The other day I finished reading a book that I've been working through for a little while now. War and Society in Renaissance Europe by JR Hale is an informative, but not always an easy read. This was never a study in the art of warfare during this period, but to continue improving my understanding of the context in which war was conducted. In this case, the impact of war on society and government and the impact of society and government on war.
It was instructive. However, it is a surprising hobby moment that I'd like to share.
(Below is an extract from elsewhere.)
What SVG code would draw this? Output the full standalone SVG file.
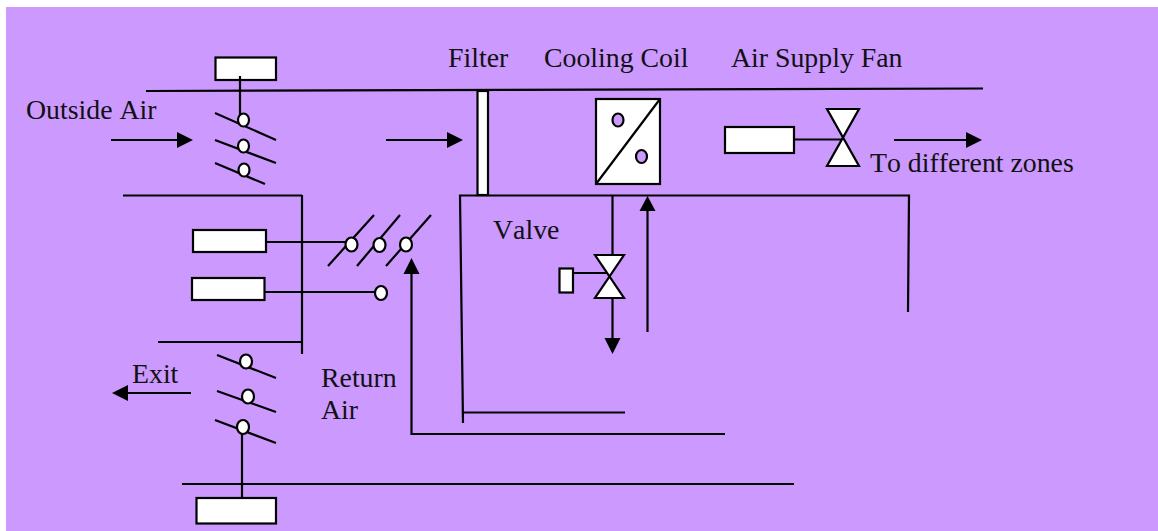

Whilst reading the chapter entitled The Society of Soldiers: The Professionals, I came across this:
"... there is one [woodcut] showing him [Maximilian I] as a boy learning to joust with the aid of jointed wooden models. Assisted by the publication of books containing diagrams of military formations, the model soldier became a more ambitious educational aid. Do not bring up boys to play with wooden horses, dolls or toy carts, advised the old soldier Jean de Tavannes in the memoirs he concluded in 1596. Order instead six thousand models (in wood or pottery) of horsemen, arquebusiers and pikemen, also model cannon, castles and towns. 'With these little models you can carry out and explain how to draw up companies, squadrons and main forces, and demonstrate the storming of breaches, charges, retreats, the posting of sentinels and watches... in such a way that by the age of ten... instead of having passed the time uselessly, they will have formed the habit of thinking of themselves as a soldiers or a captain.' By the late sixteenth century metal toy soldiers were being moved about by veterans reliving past battles."
Don't you love it when you chance upon something that reinforces the historical value given to wargaming as an intellectual, and pleasurable, pursuit.